Section 102 provides that suits for violations of Title I may be brought in a federal district court. 29 U.S.C. § 412.
Appellant also misconstrues our language in Falsetti. In the course of discussing generally the exhaustion of remedies doctrine, we mentioned in that case the recent enactment of § 101(a)(4) of the Landrum-Griffin Act. Since the impact of the Act upon our own exhaustion rule was not involved in the decision in Falsetti, we certainly did not intend to decide this important question at that time. Indeed, our brief discussion of § 101(a)(4) is expressly confined to situations "to which the Act is applicable." In our decision today, we hold that § 101(a)(4) does not alter the Pennsylvania exhaustion of remedies rule.
The language in Falsetti relied upon by appellant appears at 400 Pa. 145, 160.
Since appellant has not shown any legal justification for his failure to exhaust internal union remedies, we conclude that the decree entered below must be affirmed.
Mr. Justice JONES dissents.
Even a highly imaginative fiction writer would have considerable difficulty conceiving a procedure more futile, frustrating and meaningless than having an individual member appear before an International Convention, consisting of approximately 3,000 delegates, to present and argue his grievances against the leadership of the union, with the expectation of moving that body to hear, understand and decide the controversy on the merits. Such exposure to the convention arena is not a reasonable pursuit of a remedy; rather, it is a compelled involvement in a vast and undefined contest. The convention is not a tribunal conducive to the fair and impartial determination of a controversy. The customary protections, rights and rules usually associated with the hearing and decisional process are totally absent. I see no reason why the litigant here should be required to travel such a hazardous and unproductive road. In no other instance is one seeking justice required to engage in such futility.
Surely, ordinary experience indicates that were a member to seek to avail himself of this doubtful opportunity to appear before such a massive forum to plead his cause, he would be engaging in a rather empty, burdensome and worthless exercise. To regard such a venture as anything but illusory is to ignore reality. No decision of this Court or any other authority requires such a result. This record does not sustain the majority's conclusion that appellant failed to exhaust his internal union remedies.
I am also unable to share the majority's interpretation of § 101(a)(4) of the Landrum-Griffin Act and the majority's failure to apply it to this litigation. This section obviously does not alter the established substantive rule of this Commonwealth which requires exhaustion of internal union remedies. It does, however, make it unmistakably clear that "no labor organization" may delay the availability of such internal remedies for more than four months.
If appeal to the International Convention be regarded as a "remedy", as the majority holds, then clearly its availability fails to comply with the statute, since that hearing procedure was postponed more than four months.
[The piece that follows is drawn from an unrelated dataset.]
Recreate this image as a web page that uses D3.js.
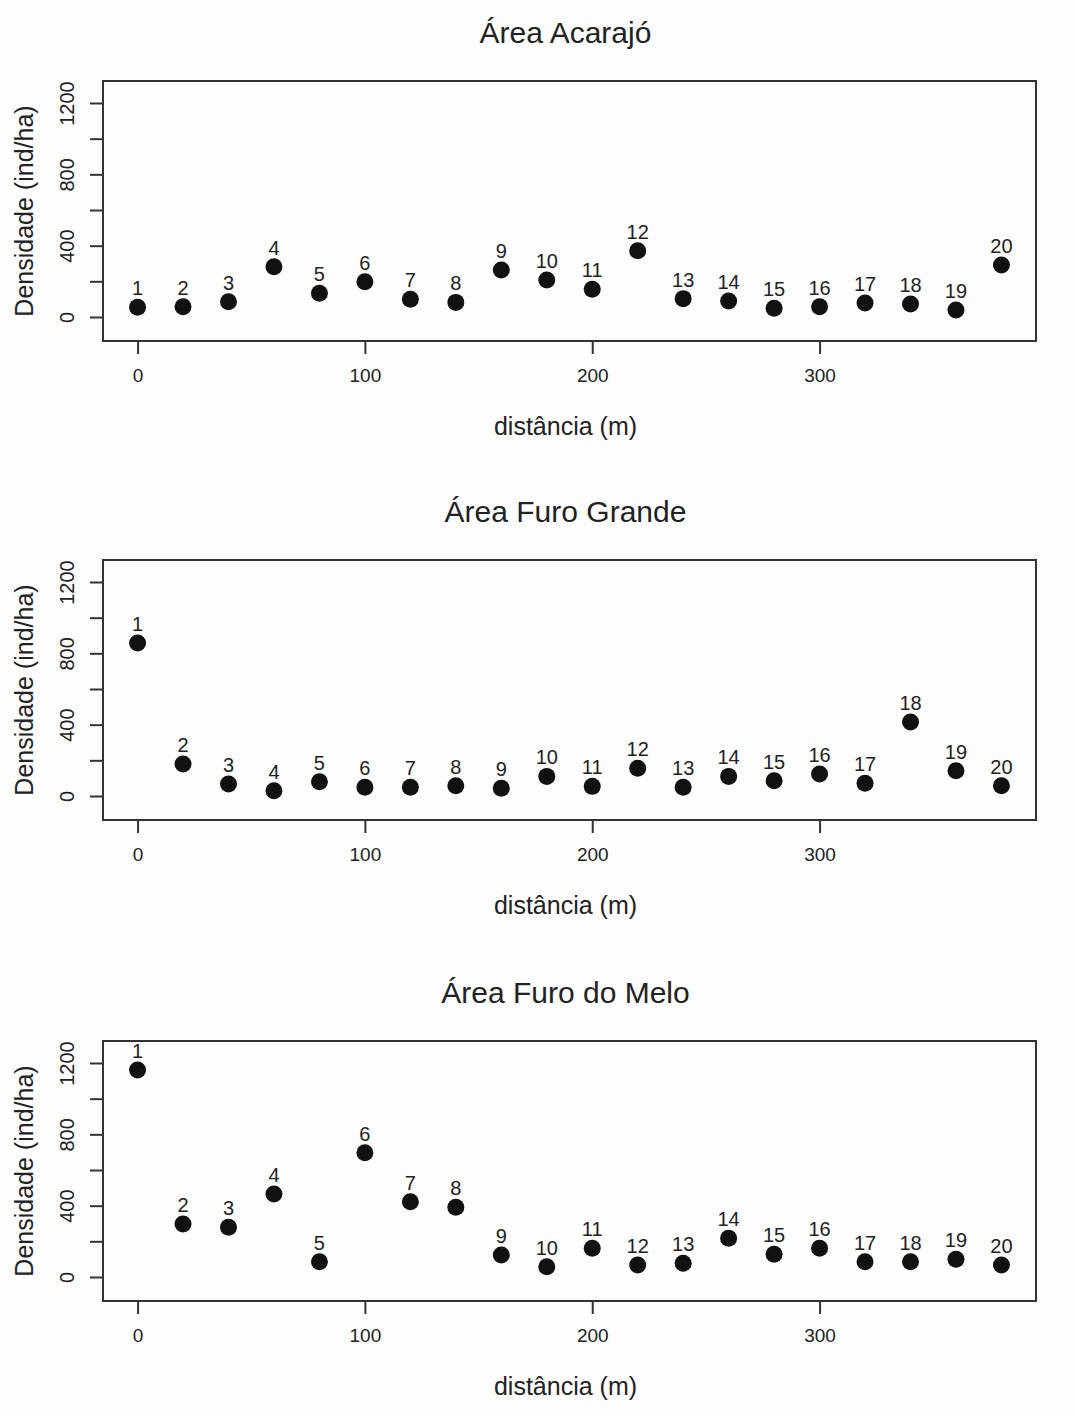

I conclude, therefore, that appellant may not be denied relief in our courts. He has effectively exhausted all meaningful internal union remedies. Moreover, even if appeal to the International Convention be considered more than an empty gesture, as the majority holds, the Landrum-Griffin Act requires that such appeal be available within four months of the conclusion of the prior step in the appeal process.
Mr. Chief Justice BELL joins in this dissenting opinion.